Book Review: More than a game, the computer games as fictional form (03 Sep 2004)
If you chose to work with computer games within academia in the nineties, you always had a dual purpose: to show what an interesting medium games are, and to prove that they are worthy of critical reading and scholarly attention. Looking for literature to cite and to quote was a struggle, and a thesis would be a patchwork, dealing as much with the possible usefulness of theory developed for other media as with the actual critical reading of the games. The book we were all looking for would contain a clear, precise and deceptively simple reading of a variety of games, something we could point to, disagree with or use to underline and expand our points, no matter what kind of computer-mediated games we were working with. The book we were looking for was More Than a Game, and Barry Atkins wrote it.

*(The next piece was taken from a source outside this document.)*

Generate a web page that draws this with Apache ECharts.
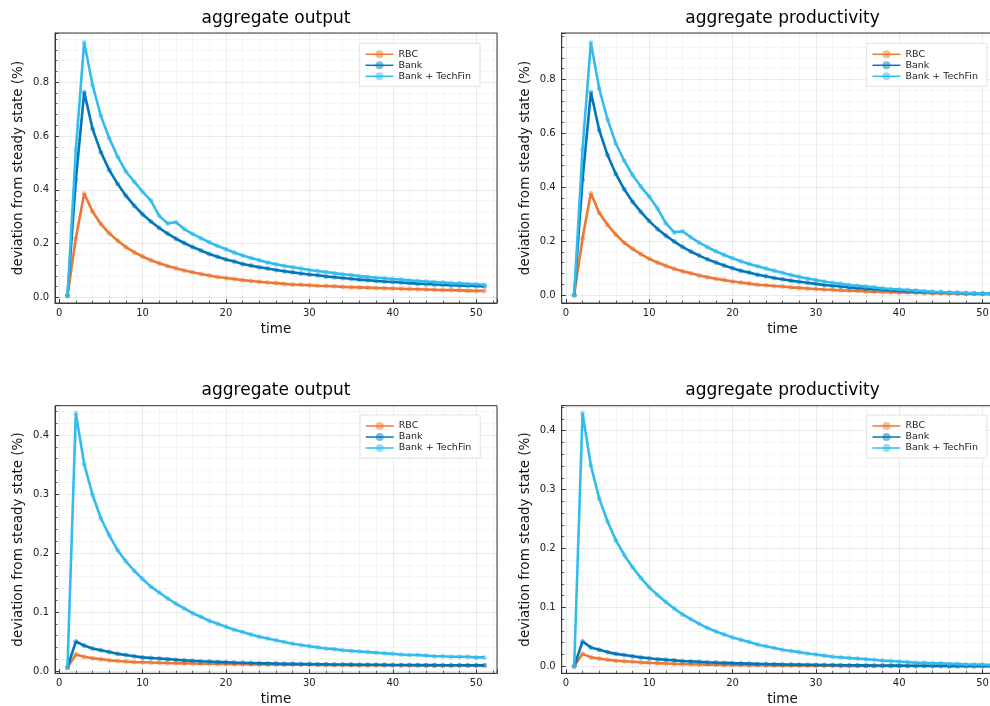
<!DOCTYPE html>
<html>
<head>
<meta charset="utf-8">
<script src="https://cdn.jsdelivr.net/npm/echarts@6/dist/echarts.min.js"></script>
<style>
  html, body { margin: 0; padding: 0; background: #ffffff; }
  #chart { width: 990px; height: 706px; }
</style>
</head>
<body>
<div id="chart"></div>
<script>
// Periods after the shock
const time = [1, 2, 3, 4, 5, 6, 7, 8, 9, 10,
  11, 12, 13, 14, 15, 16, 17, 18, 19, 20,
  21, 22, 23, 24, 25, 26, 27, 28, 29, 30,
  31, 32, 33, 34, 35, 36, 37, 38, 39, 40,
  41, 42, 43, 44, 45, 46, 47, 48, 49, 50, 51];

const seriesNames = ['RBC', 'Bank', 'Bank + TechFin'];

// Upper row: aggregate output
const outRbcA = [0.006, 0.220, 0.386, 0.319, 0.273, 0.238, 0.211, 0.187, 0.168, 0.152,
  0.138, 0.127, 0.117, 0.108, 0.100, 0.093, 0.087, 0.081, 0.076, 0.072,
  0.068, 0.064, 0.061, 0.058, 0.055, 0.053, 0.050, 0.048, 0.047, 0.045,
  0.043, 0.042, 0.041, 0.039, 0.038, 0.037, 0.036, 0.035, 0.034, 0.033,
  0.032, 0.031, 0.030, 0.029, 0.028, 0.027, 0.027, 0.026, 0.025, 0.024, 0.024];
const outBankA = [0.006, 0.437, 0.763, 0.627, 0.540, 0.474, 0.422, 0.378, 0.341, 0.309,
  0.282, 0.258, 0.237, 0.218, 0.202, 0.187, 0.174, 0.161, 0.151, 0.141,
  0.133, 0.124, 0.118, 0.112, 0.107, 0.102, 0.097, 0.093, 0.089, 0.085,
  0.082, 0.078, 0.075, 0.072, 0.069, 0.066, 0.064, 0.061, 0.059, 0.057,
  0.055, 0.053, 0.051, 0.050, 0.048, 0.047, 0.045, 0.044, 0.043, 0.042, 0.041];
const outTechA = [0.006, 0.548, 0.949, 0.790, 0.675, 0.592, 0.524, 0.468, 0.430, 0.393,
  0.360, 0.303, 0.275, 0.279, 0.254, 0.236, 0.220, 0.205, 0.191, 0.179,
  0.167, 0.156, 0.146, 0.138, 0.130, 0.123, 0.117, 0.112, 0.107, 0.102,
  0.098, 0.094, 0.090, 0.086, 0.083, 0.079, 0.076, 0.073, 0.071, 0.068,
  0.066, 0.063, 0.061, 0.059, 0.057, 0.055, 0.053, 0.052, 0.050, 0.049, 0.047];

// Upper row: aggregate productivity
const prodRbcA = [0.000, 0.210, 0.377, 0.305, 0.260, 0.224, 0.194, 0.171, 0.151, 0.134,
  0.120, 0.108, 0.097, 0.088, 0.080, 0.072, 0.066, 0.060, 0.055, 0.050,
  0.046, 0.042, 0.038, 0.036, 0.033, 0.031, 0.028, 0.026, 0.024, 0.022,
  0.020, 0.019, 0.017, 0.016, 0.015, 0.013, 0.012, 0.011, 0.010, 0.009,
  0.009, 0.008, 0.007, 0.006, 0.006, 0.005, 0.005, 0.004, 0.004, 0.003, 0.003];
const prodBankA = [0.000, 0.427, 0.752, 0.612, 0.519, 0.449, 0.392, 0.346, 0.308, 0.274,
  0.245, 0.220, 0.198, 0.178, 0.161, 0.146, 0.132, 0.120, 0.109, 0.099,
  0.090, 0.083, 0.075, 0.069, 0.063, 0.058, 0.053, 0.049, 0.045, 0.041,
  0.037, 0.034, 0.031, 0.028, 0.026, 0.023, 0.021, 0.019, 0.017, 0.015,
  0.014, 0.012, 0.011, 0.010, 0.009, 0.008, 0.007, 0.006, 0.005, 0.005, 0.004];
const prodTechA = [0.000, 0.540, 0.937, 0.766, 0.651, 0.562, 0.498, 0.445, 0.402, 0.365,
  0.321, 0.266, 0.232, 0.236, 0.214, 0.194, 0.177, 0.162, 0.148, 0.136,
  0.125, 0.115, 0.106, 0.098, 0.090, 0.082, 0.074, 0.067, 0.061, 0.055,
  0.050, 0.045, 0.041, 0.037, 0.034, 0.031, 0.028, 0.025, 0.022, 0.020,
  0.018, 0.016, 0.014, 0.012, 0.011, 0.009, 0.008, 0.007, 0.006, 0.005, 0.004];

// Lower row: aggregate output
const outRbcB = [0.006, 0.028, 0.024, 0.0215, 0.020, 0.018, 0.017, 0.016, 0.015, 0.0147,
  0.0142, 0.0138, 0.0134, 0.0131, 0.0128, 0.0125, 0.0123, 0.0121, 0.0119, 0.0117,
  0.0115, 0.0114, 0.0112, 0.0111, 0.0110, 0.0108, 0.0107, 0.0106, 0.0105, 0.0104,
  0.0103, 0.0102, 0.0101, 0.0100, 0.0099, 0.0098, 0.0098, 0.0097, 0.0097, 0.0096,
  0.0096, 0.0095, 0.0095, 0.0094, 0.0094, 0.0094, 0.0093, 0.0093, 0.0093, 0.0092, 0.0092];
const outBankB = [0.006, 0.050, 0.043, 0.038, 0.035, 0.032, 0.029, 0.027, 0.025, 0.023,
  0.022, 0.021, 0.020, 0.019, 0.018, 0.0172, 0.0165, 0.0159, 0.0153, 0.0148,
  0.0143, 0.0139, 0.0135, 0.0131, 0.0128, 0.0125, 0.0122, 0.0120, 0.0118, 0.0116,
  0.0114, 0.0112, 0.0110, 0.0109, 0.0108, 0.0106, 0.0105, 0.0104, 0.0103, 0.0102,
  0.0101, 0.0100, 0.0099, 0.0098, 0.0098, 0.0097, 0.0097, 0.0096, 0.0096, 0.0095, 0.0095];
const outTechB = [0.007, 0.437, 0.351, 0.299, 0.259, 0.230, 0.205, 0.186, 0.170, 0.156,
  0.143, 0.133, 0.123, 0.114, 0.106, 0.098, 0.092, 0.085, 0.080, 0.075,
  0.070, 0.066, 0.062, 0.058, 0.055, 0.052, 0.049, 0.046, 0.044, 0.042,
  0.040, 0.038, 0.037, 0.035, 0.034, 0.033, 0.032, 0.031, 0.030, 0.029,
  0.028, 0.027, 0.027, 0.026, 0.025, 0.025, 0.024, 0.024, 0.024, 0.023, 0.023];

// Lower row: aggregate productivity
const prodRbcB = [0.000, 0.021, 0.015, 0.013, 0.011, 0.0095, 0.0085, 0.0075, 0.0065, 0.0058,
  0.0052, 0.0047, 0.0042, 0.0038, 0.0034, 0.0031, 0.0028, 0.0025, 0.0023, 0.0021,
  0.0019, 0.0017, 0.0016, 0.0014, 0.0013, 0.0012, 0.0011, 0.0010, 0.0009, 0.0008,
  0.0008, 0.0007, 0.0006, 0.0006, 0.0005, 0.0005, 0.0005, 0.0004, 0.0004, 0.0003,
  0.0003, 0.0003, 0.0003, 0.0002, 0.0002, 0.0002, 0.0002, 0.0002, 0.0001, 0.0001, 0.0001];
const prodBankB = [0.000, 0.042, 0.032, 0.028, 0.024, 0.021, 0.019, 0.017, 0.015, 0.0135,
  0.012, 0.011, 0.010, 0.009, 0.0082, 0.0075, 0.0068, 0.0062, 0.0057, 0.0052,
  0.0048, 0.0044, 0.0040, 0.0037, 0.0034, 0.0031, 0.0029, 0.0027, 0.0025, 0.0023,
  0.0021, 0.0019, 0.0018, 0.0016, 0.0015, 0.0014, 0.0013, 0.0012, 0.0011, 0.0010,
  0.0009, 0.0009, 0.0008, 0.0007, 0.0007, 0.0006, 0.0006, 0.0005, 0.0005, 0.0005, 0.0004];
const prodTechB = [0.000, 0.430, 0.341, 0.285, 0.246, 0.214, 0.189, 0.168, 0.150, 0.134,
  0.121, 0.109, 0.098, 0.088, 0.080, 0.072, 0.065, 0.059, 0.054, 0.049,
  0.045, 0.041, 0.037, 0.034, 0.031, 0.028, 0.026, 0.024, 0.0215, 0.020,
  0.018, 0.016, 0.015, 0.014, 0.013, 0.012, 0.011, 0.0096, 0.009, 0.008,
  0.007, 0.006, 0.006, 0.005, 0.005, 0.004, 0.004, 0.003, 0.003, 0.003, 0.002];

// Panel layout (pixels) and value ranges
const panels = [
  { title: 'aggregate output',       lines: [outRbcA, outBankA, outTechA],
    yMin: -0.021, yMax: 0.983, left: 55,    top: 33,    width: 442,   height: 270,   legendLeft: 359.7, legendTop: 43.3, titleTop: 10.5 },
  { title: 'aggregate productivity', lines: [prodRbcA, prodBankA, prodTechA],
    yMin: -0.030, yMax: 0.972, left: 561.7, top: 33,    width: 441.7, height: 270,   legendLeft: 866.7, legendTop: 43.3, titleTop: 10.5 },
  { title: 'aggregate output',       lines: [outRbcB, outBankB, outTechB],
    yMin: -0.004, yMax: 0.450, left: 55,    top: 405.7, width: 442,   height: 267.6, legendLeft: 360,   legendTop: 415,  titleTop: 381.7 },
  { title: 'aggregate productivity', lines: [prodRbcB, prodBankB, prodTechB],
    yMin: -0.012, yMax: 0.4425, left: 561.7, top: 405.7, width: 441.7, height: 267.6, legendLeft: 866.7, legendTop: 415,  titleTop: 381.7 }
];

const colors = ['#EE7733', '#0077BB', '#33BBEE'];
const FONT = 'DejaVu Sans';
const frameColor = '#3a3a3a';

function isMultiple(v, step) {
  const q = v / step;
  return Math.abs(q - Math.round(q)) < 1e-6;
}

const option = {
  backgroundColor: '#ffffff',
  animation: false,
  title: [], grid: [], xAxis: [], yAxis: [], legend: [], series: []
};

panels.forEach((p, i) => {
  option.title.push({
    text: p.title,
    left: p.left + p.width / 2,
    top: p.titleTop,
    textAlign: 'center',
    padding: 0,
    textStyle: { fontFamily: FONT, fontSize: 17, fontWeight: 'normal', color: '#000' }
  });
  option.grid.push({
    left: p.left, top: p.top, width: p.width, height: p.height,
    outerBoundsMode: 'none', containLabel: false,
    show: true, backgroundColor: '#ffffff', borderColor: frameColor, borderWidth: 1
  });
  option.xAxis.push({
    type: 'value', gridIndex: i, min: -0.5, max: 52.5, splitNumber: 5,
    name: 'time', nameLocation: 'middle', nameGap: 19.5,
    nameTextStyle: { fontFamily: FONT, fontSize: 13.5, color: '#111' },
    axisLine: { show: true, onZero: false, lineStyle: { color: frameColor, width: 1 } },
    axisTick: { show: true, inside: true, length: 4, lineStyle: { color: frameColor, width: 1 } },
    minorTick: { show: true, splitNumber: 5, length: 2.5, lineStyle: { color: frameColor, width: 0.8 } },
    splitLine: { show: true, lineStyle: { color: 'rgba(0,0,0,0.1)', width: 0.8 } },
    minorSplitLine: { show: true, lineStyle: { color: 'rgba(0,0,0,0.05)', width: 0.8 } },
    axisLabel: {
      fontFamily: FONT, fontSize: 10, color: '#222', margin: 5,
      formatter: v => (isMultiple(v, 10) ? String(Math.round(v)) : '')
    }
  });
  option.yAxis.push({
    type: 'value', gridIndex: i, min: p.yMin, max: p.yMax, splitNumber: 5,
    name: 'deviation from steady state (%)', nameLocation: 'middle', nameGap: 29.5,
    nameTextStyle: { fontFamily: FONT, fontSize: 13.5, color: '#111' },
    axisLine: { show: true, onZero: false, lineStyle: { color: frameColor, width: 1 } },
    axisTick: { show: true, inside: true, length: 4, lineStyle: { color: frameColor, width: 1 } },
    minorTick: { show: true, splitNumber: 5, length: 2.5, lineStyle: { color: frameColor, width: 0.8 } },
    splitLine: { show: true, lineStyle: { color: 'rgba(0,0,0,0.1)', width: 0.8 } },
    minorSplitLine: { show: true, lineStyle: { color: 'rgba(0,0,0,0.05)', width: 0.8 } },
    axisLabel: {
      fontFamily: FONT, fontSize: 10, color: '#222', margin: 6,
      formatter: v => (isMultiple(v, 0.1) ? v.toFixed(1) : '')
    }
  });
  option.legend.push({
    orient: 'vertical', left: p.legendLeft, top: p.legendTop,
    padding: [6, 9, 5, 5], itemWidth: 28, itemHeight: 10, itemGap: 1,
    backgroundColor: '#ffffff', borderColor: '#e2e2e2', borderWidth: 1, borderRadius: 0,
    selectedMode: false,
    itemStyle: { opacity: 0.5 },
    lineStyle: { width: 1.5 },
    textStyle: { fontFamily: FONT, fontSize: 9.5, color: '#222', lineHeight: 10 },
    data: seriesNames
  });
  p.lines.forEach((vals, k) => {
    option.series.push({
      name: seriesNames[k], type: 'line', xAxisIndex: i, yAxisIndex: i,
      data: time.map((t, j) => [t, vals[j]]),
      color: colors[k],
      symbol: 'circle', symbolSize: 5, showSymbol: true,
      lineStyle: { width: 2.6, color: colors[k] },
      itemStyle: { color: colors[k], opacity: 0.45 },
      emphasis: { disabled: true },
      z: 2 + k
    });
  });
});

const chart = echarts.init(document.getElementById('chart'), null, { renderer: 'canvas' });
chart.setOption(option);
</script>
</body>
</html>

More Than a Game is a small, manageable work, in which Atkins presents his reading of four very different games. Starting out with Lara Croft, he reads single-user games, adventure, first person shooters and strategy games. The games he focuses on are Tomb Raider, Half-Life, Close Combat and SimCity. They span the range from fantasy by way of history to simulated present, and cover some of the most prominent genres of commercial single-user computer and video games in the nineties.
Atkins' reading of these games is tight. He has chosen to approach the games within the framework of literary theory, and he maintains his focus. Each game is seen clearly, and the presentation and interpretation of the games indicate that Barry Atkins has spent quite a bit of time at each type of game. The comparisons between interfaces are clear and cleverly observed, but perhaps the best observations in the book have to do with the reading of computer games as cultural artefacts, and the restrictions and options of the games read as significant expressions of the dominant paradigm. From the reading of SimCity:
The bottom line that can never be forgotten in SimCity is budget control and fiscal probity. Indulge in too many utopian impulses, and, unless you access the cheats and keep replenishing your 'simoleons', you will go bankrupt, your city will fall into decline and you will fail. Rather than the single 'no' of Lara Croft, we will be subject to a long line of petitioners complaining about where we have gone wrong. In particular, truly radical departures from the American model of consumer capitalism are simply not allowed for - the car remains king, you must go through a period of heavy industrial production which inevitably pollutes before you can concentrate on service industries or high-tech, low-impact industries, the skyscrapers still offer the most desirable vision of appropriate land-use, and there is a core progressivism that, despite the environmentalist concerns built into the game, drives the game ever onwards towards 'bigger', 'better', 'newer'. (Atkins 2003:129).